We’re introducing a new Q&A feature as a way to let members ask questions anonymously and get useful answers from other members. If you’ve got a question, just drop us an e-mail, and let us know if you’d like an answer from a company of a particular size or industry (or even from a specific person or company.) The question below was answered by Innosight partner Pontus Siren. We thank our longstanding partner and supporter Innosight for their assistance pulling this together, and we invite your comments at the bottom…
We’re a $17 billion public company with lots of research and data around R&D, but I wouldn’t say it’s translating well to our corporate innovation and growth strategy. We have a bit of a gap there. I know this is complex, and every enterprise is different, but any thoughts or guidance or framework on the matter would be much appreciated.
This is a question we hear all the time, but the member of Innovation Leader who posed the question above is even more specific.
If you don’t know where you are going, any road will take you there. The famous quote by British author Lewis Carroll elegantly summarizes the dilemma any large company faces when it thinks about how much to invest in innovation efforts, especially those that move beyond its core business.
While there’s no real formula for calculating innovation spend, it’s common to look at R&D expenditures to see what peers and industry leaders are investing. The problem is that these figures are difficult to extrapolate from. For example, IBM spends 6% of its revenue on R&D, Johnson & Johnson spends 11.5%, while Intel is at 20%.
But as the subscriber points out, each company faces a unique set of circumstances—different stage of their product lifecycles, how resource or capital intensive the business is, emerging disruptive forces, and so on—that will influence the amount and types of innovation they need to pursue. And R&D and innovation aren’t really synonymous because some of the most critical innovation investments happen in the marketplace rather than the lab.

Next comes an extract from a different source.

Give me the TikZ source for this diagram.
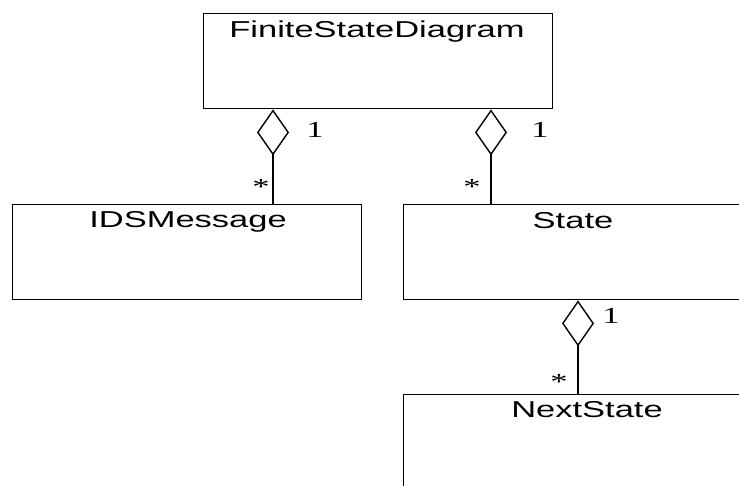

So while there isn’t really a formula, I offer a few (non-exhaustive) rules of thumb for determining the right amount of innovation spend for your company:
- The first and most important consideration is to understand your growth gap. This is the difference between your growth goals over a certain period of time and what your current operations and core innovations will be able to generate. We show a simple way to calculate your growth gap below.
- But to make the calculation, you’ll need to define the types of innovations you want to pursue. Most companies should be pursuing at least two or more types of innovation, which will have time horizons over different time periods and different resource requirements. Disruptive or new-to-the-world innovations often take years and should be considered staged investments. Meanwhile, sustaining innovations, which are incremental improvements to your core offering, are most likely to pay off in the nearer term but are less likely to fill in big holes in your growth gap.
- How robust is your innovation capability? If you are just getting started, it’s better to ramp up modestly without massive investments. Establishing the building blocks of innovation and generate quick wins and insights is the objective of launching a “minimum viable innovation system,” which my colleagues and I describe in our recent Harvard Business Review article.
- More is not necessarily better, and how the funds are distributed is often more important than the absolute amount. Innovation investments should be stage-gated and should follow the best VC funding practices.
With those rules of thumb in mind, here’s how to calculate how much of a gap you need to fill:
- Start by setting the growth target you wish to achieve at a specific year in the future—for instance, 2025. The target could be any number of metrics — revenues, profits, total return to shareholders.
- Estimate how much annual revenue your current core business will generate by that time from its current offerings and improvements to them. This must be done honestly, taking in the full range of competitive forces that could, for instance, erode market share or compress margins.
- Project the revenue your investments in on-going new growth businesses could generate by that time.
- Add up the figures from lines two and three, and compare with the figures from line one.
- The difference is your growth gap.
Once you reach a consensus on your growth gap, you’ll see how much you need to change. The more your growth opportunities need to stretch beyond your current capabilities, the more you need to build systems to manage the unique nature of these opportunities. Your spending on those systems, capabilities and resources determines your ongoing innovation investment.
So the overall goal here is insight not precision. You just want the right order of magnitude. That leads to one final word of advice: don’t spend too much time defining your growth gap. In many cases, a month is enough to get a useful answer that can inform all your important activities related to creating a strategic vision for innovation and growth. Then it’s time to dive in and actually do it.